First published in the Telegraph on 9 July 2009
It’s a game of far more than two halves: more tactical than cricket, more stomach-churning than boxing and more complex than bridge. Throughout a magnificent summer of sport, one competition has lasted longer than any other, and generated the most heated debate. Its goal? To guess when the recession will end.
Every week, it seems, has brought new economic indicators, good or bad. Indeed, the whole thing has recently descended into farce: first, economists were tripping over themselves to declare that we were heading for a “V-shaped” recovery, in which we soared out of the downturn at speed. Then they realised that the economy had contracted in the first three months of the year at the fastest rate since, most probably, the 1930s (the quarterly figures don’t go back that far), and started talking about “double dips”.
In fact, from a technical point of view, we are close to the end of the recession, in that economic growth is probably stagnating rather than shrinking. But this misses the fundamental issue: this recession was unlike any we’ve experienced since the Second World War. All the old yardsticks – those that measure economic expansion or contraction, for instance – are of limited use.
What we must fear this time is not the recession, but what follows. In 1931, in a lecture in Chicago, John Maynard Keynes spelt out the lesson we need to remember. The spring of that year had, much like this summer, been dominated by the search for green shoots. Markets had bounced back after the Wall Street Crash; industrial production had started to level out; confidence was returning. But, the great economist warned, “it is a possibility that the duration of the slump may be much more prolonged than most people are expecting and that much will be changed, both in our ideas and in our methods, before we emerge.
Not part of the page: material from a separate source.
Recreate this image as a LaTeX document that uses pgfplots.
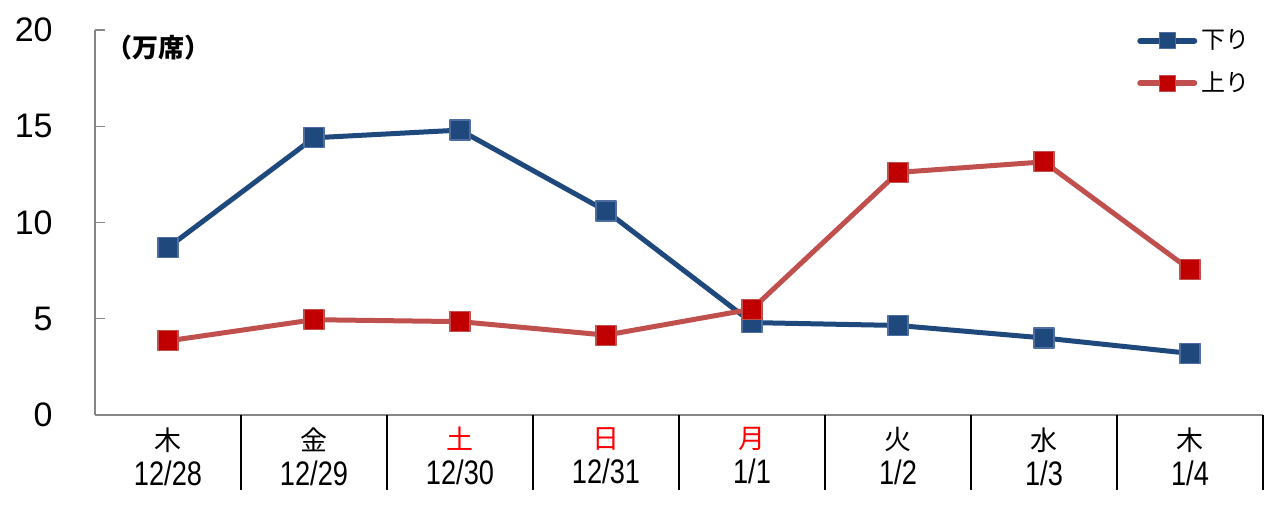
\documentclass[border=0pt]{standalone}
\usepackage{pgfplots}
\pgfplotsset{compat=1.18}
\usepackage{fontspec}
\setmainfont{Noto Sans CJK JP}
\newfontfamily\arial{Liberation Sans}
\newfontfamily\narrow[FakeStretch=0.8]{Liberation Sans}
\newcommand\dt[1]{{\narrow\fontsize{17}{17}\selectfont #1}}
\definecolor{dnblue}{RGB}{31,73,125}
\definecolor{dnblueedge}{RGB}{79,110,160}
\definecolor{upred}{RGB}{192,80,77}
\definecolor{upfill}{RGB}{192,0,0}
\definecolor{axgray}{RGB}{134,134,134}
\begin{document}
\begin{tikzpicture}
\useasboundingbox (0,0) rectangle (640pt,253pt);
\begin{axis}[
  at={(47.5pt,45.5pt)}, anchor=origin,
  scale only axis, width=584pt, height=192.5pt,
  xmin=0, xmax=8, ymin=0, ymax=20,
  axis x line=bottom, axis y line=left,
  axis line style={axgray, line width=0.6pt, -},
  ytick={0,5,10,15,20},
  tick align=inside,
  major tick length=5pt,
  ytick style={axgray, line width=0.6pt},
  yticklabel style={font=\arial\fontsize{17}{20}\selectfont, inner sep=0pt, anchor=east, xshift=-21pt},
  /pgf/number format/assume math mode=true,
  xtick={0.5,1.5,2.5,3.5,4.5,5.5,6.5,7.5},
  x tick style={draw=none},
  minor xtick={1,2,3,4,5,6,7,8},
  minor tick length=3.5pt,
  minor x tick style={axgray, line width=0.6pt},
  xticklabels={{木\\\dt{12/28}},{金\\\dt{12/29}},{\textcolor{red}{土}\\\dt{12/30}},{\textcolor{red}{日}\\\dt{12/31}},{\textcolor{red}{月}\\\dt{1/1}},{火\\\dt{1/2}},{水\\\dt{1/3}},{木\\\dt{1/4}}},
  xticklabel style={align=center, font=\fontsize{13.5}{17.5}\selectfont, inner sep=0pt, anchor=north, yshift=-6pt},
  clip=false,
  legend style={draw=none, fill=none, at={(rel axis cs:0.892,1.012)}, anchor=north west,
    font=\fontsize{12}{14}\selectfont, row sep=6pt, inner sep=0pt},
  legend cell align=left,
  legend image code/.code={\draw[mark repeat=2,mark phase=2,#1,mark size=4pt,line width=3pt] plot coordinates {(0pt,0pt)(13.5pt,0pt)(27pt,0pt)};},
]
\addplot[dnblue, line width=2.5pt, line cap=round, line join=round, mark=square*,
  mark size=5pt, mark options={fill=dnblue, draw=dnblueedge, line width=0.6pt}]
  coordinates {(0.5,8.7) (1.5,14.4) (2.5,14.8) (3.5,10.6) (4.5,4.8) (5.5,4.65) (6.5,4.0) (7.5,3.2)};
\addlegendentry{下り}
\addplot[upred, line width=2.5pt, line cap=round, line join=round, mark=square*,
  mark size=5pt, mark options={fill=upfill, draw=upred, line width=0.6pt}]
  coordinates {(0.5,3.85) (1.5,4.95) (2.5,4.85) (3.5,4.15) (4.5,5.5) (5.5,12.6) (6.5,13.15) (7.5,7.55)};
\addlegendentry{上り}
\pgfplotsinvokeforeach{1,2,3,4,5,6,7,8}{
  \draw[black, line width=1.1pt] (axis cs:#1,0) -- ++(0,-37.5pt);
}
\node[font=\bfseries\fontsize{13}{15}\selectfont] at (rel axis cs:0.054,0.953) {（万席）};
\end{axis}
\end{tikzpicture}
\end{document}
Not, of course, the duration of the acute phase of the slump, but that of the long, dragging conditions of semi-slump, or at least sub-normal prosperity, which may be expected to succeed the acute phase.”
In other words, it is not the recession itself that will change the way we view our economy, but what follows it. It might feel like an eternity since the banking system collapsed, but as we impatient humans frequently forget, economics is a slow-motion affair. Having undergone a life-saving emergency operation, we are (in structural terms) still barely out of the emergency room, and still under the heavy anaesthetic of lower interest rates and fiscal stimulus.
This, perhaps, explains the strange feeling that many people have, which is that it doesn’t really feel like a recession at all. Most of us still have our jobs; even those whose companies are under threat of collapse are able to stave off unemployment by cutting back their hours and taking breaks from work. Consumer consumption has hardly come to a standstill: many restaurants are still doing good business; mocha frappucinos are being downed; life goes on.
Yet recessions are, by their very nature, events that affect only a minority of the population. Throughout the next few years, most of us will keep our jobs and be broadly unaffected by the ordeal. But there will be no return to the boom years: the recovery will instead take the form of a long convalescence, one that has barely even begun.
Neither is the gloom about to lift any time soon. At some point in the not-too-distant future, the anaesthetic will have to be cut off – interest rates must rise, the Government must start cutting its deficit and either reducing spending or raising taxes. Indeed, the International Monetary Fund spelled it out yesterday: while every other major country has budgeted to spend at least something on measures to lighten the downturn next year, Britain’s parlous position means we will not be able to put a bean towards another stimulus.
Meanwhile, unemployment is already on the rise: the number of people in work has fallen by 400,000 in the past year – the biggest drop since comparable records began in 1971. Many of the jobless are City workers with a bit of money to support them, or university graduates unable to find work (the case for one in five young men between 18 and 24). Redundancy hurts, as does failing to get an internship after college; but neither is as bruising as facing years of repeatedly trying and failing to find a job.
In terms of house prices, the worst of the price falls are over, but the prospect of buying has become no easier for the majority, because borrowing money is so difficult. The Bank of England’s interest rates are at near zero, yet banks are offering three-year fixed-rate mortgages at more than 6 per cent. And although the banks are making profits again, and financiers may award themselves even bigger bonuses, it is likely to be just as ephemeral, especially when the Government’s grand pledges to clamp down on City excess actually become law. Even if yesterday’s White Paper doesn’t do for the bankers, there will still be intense recrimination from the masses of the unemployed in the months and years to come.
In other words, we might well be coming out of recession. But for almost every section of society, the recovery will feel anything but.